The APEC summit is in town, and Sydney is on full-alert. At least as much as Sydney is ever going to be. (Ed. This piece written on September 07, 2007.)
The leaders of the Asia-Pacific Economic Co-operation forum have more or less brought downtown to a standstill. Drawn from nations representing over 60% of the global GDP, featuring the premiers of the USA, China, Japan, Russia, South Korea, Australia and many others, it’s the most powerful international assembly ever in Australia. To some APEC appears to be little more than a talking shop, and others have grumbled about the upheaval the event is causing.

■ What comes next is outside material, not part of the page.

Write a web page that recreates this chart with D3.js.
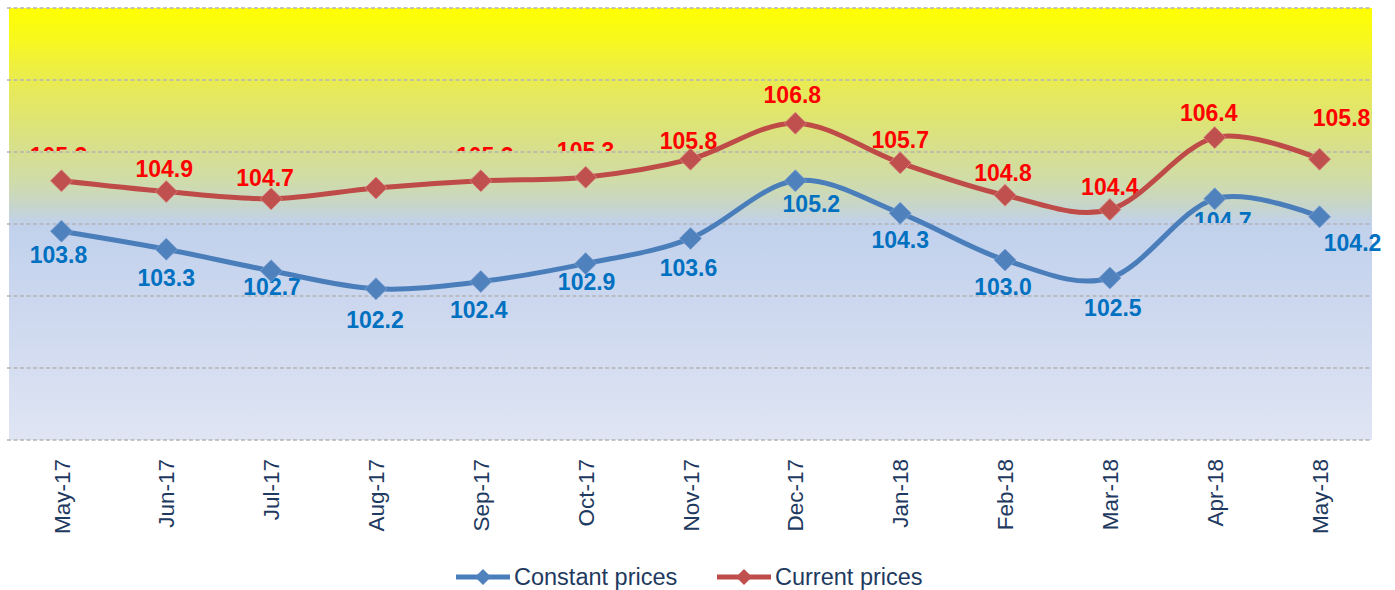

But former Australian PM, the outspoken Paul Keating, who provided much of the impetus for APEC in its early days, essentially says that the city should be proud APEC is here, and deal with it. (I agree with him, for what it’s worth, and despite what I write below.) Keating intriguingly goes on to suggest that “one of the greatest pieces of software that Australia developed in the 1980s and mid-1990s was foreign policy”, describing APEC as an artefact of that, and suggesting what the forum should really be about, particularly for Australia.
Meanwhile Sydney is just agog that Vladimir Putin is here, Shinzo Abe is here, Hu Jintao is here. George Bush “arrived by water” — I love that phrase, as if he splashed up a beach in the dead of night, face blacked up, knife clenched between his teeth — a couple of days ago, and the local media are twittering about everything from his surf’n’turf’n’no-veg diet to his understanding on Iraq with current Australian PM John Howard.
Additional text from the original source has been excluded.